Sen. John Kennedy, R-La., repeatedly suggested a leading Arab American activist is a Hamas supporter when she testified Tuesday at a Senate Judiciary Committee hearing on hate crimes, and he told her she should hide her “head in a bag.”
The activist, Maya Berry, said repeatedly that she did not support Hamas and was “disappointed” by the minuteslong exchange toward the end of a hearing called “A Threat to Justice Everywhere: Stemming the Tide of Hate Crimes in America.”
“You are the executive director of the Arab American Institute, are you not?” Kennedy said at the beginning of the exchange. She said she was and agreed with Kennedy that she is a Democratic activist.
“You support Hamas, do you not?” Kennedy asked, referring to the militant group behind the Oct. 7 terrorist attacks on Israel. The question prompted gasps and surprised laughs from the audience.
“Senator, oddly enough, I’m going to say thank you for that question, because it demonstrates the purpose of our hearing today in a very effective way,” Berry responded. Kennedy then cut her off and insisted he needed a yes-or-no answer.
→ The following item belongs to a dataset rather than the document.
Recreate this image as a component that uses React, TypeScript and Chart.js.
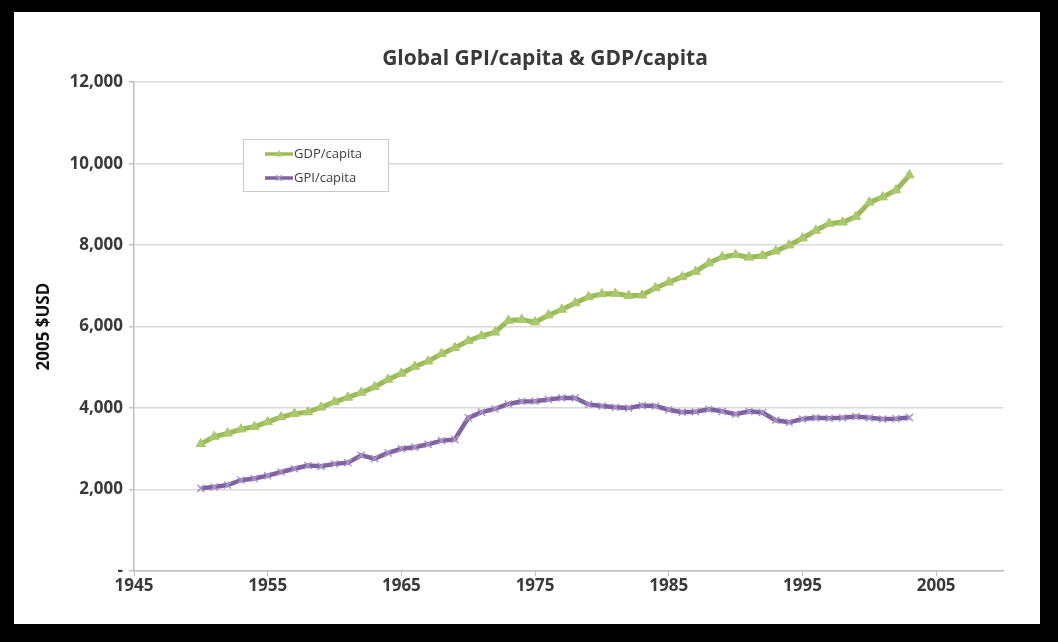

“Hamas is a foreign terrorist organization that I do not support, but you asking the executive director of the Arab American Institute that question very much puts the focus on the issue of hate in our country,” Berry responded.
“I got your answer and I appreciate it. You support Hezbollah, too, don’t you?” Kennedy continued, referring to the Iran-backed militant group.
“I find this line of questioning extraordinarily disappointing,” she responded, before Kennedy said, “Is that a no?”
“I don’t support violence, whether it’s Hezbollah or Hamas or any other entity that invokes it, so no, sir,” she said.
“You just can’t bring yourself to say no, can you? Kennedy said. “You just can’t do it.”
He then asked her whether she supported Iran and “their hatred of Jews,” and she again said no.
He then noted her previous criticism of Congress for cutting funding to a United Nations agency known as UNWRA that is doing relief work for Palestinian refugees amid allegations a dozen of its 30,000 workers were involved in the Oct. 7 attack. The workers were fired.
Berry said she stands by her comments and supports UNRWA’s relief work.
“Let me ask one more time, you support Hamas, don’t you?” Kennedy pressed.
“I think it’s exceptionally disappointing you’re looking at an Arab American witness before you and saying you support Hamas. I do not support Hamas,” she said.
“You know what’s disappointing to me? You can’t bring yourself to say don’t support UNWRA, you don’t support Hamas, you don’t support Hezbollah and you don’t support Iran. You should hide your head in a bag,” he concluded, to gasps and yells from the audience.
In her opening statement, Berry said hate crimes in the country typically follow anti-immigrant rhetoric and noted that there was a surge of hate crimes against Arab, Muslim and Jewish Americans since the Oct. 7 attack.
Asked by Senate Judiciary Chair Dick Durbin, D-Ill., whether she had anything she wanted to say after the Kennedy exchange, Berry said, “It’s regrettable that I, as I sit here, have experienced the very issue that we’re attempting to deal with today.
“The introduction of foreign policy is not how we keep Arab Americans or Jewish Americans or Muslim Americans or Black people or Asian Americans, anybody safe. This has been regrettably a real disappointment but very much an indication of the danger to our democratic institutions that we’re in now,” Berry said.
Judiciary Democrats chastised Kennedy for his remarks later Tuesday on social media.
“Political leaders must not fan the flames of hatred and division,” Durbin said on X. “Jewish, Arab, Muslim, and Palestinian Americans *all* deserve to be safe.”
Kennedy’s office did not immediately respond to a request for comment.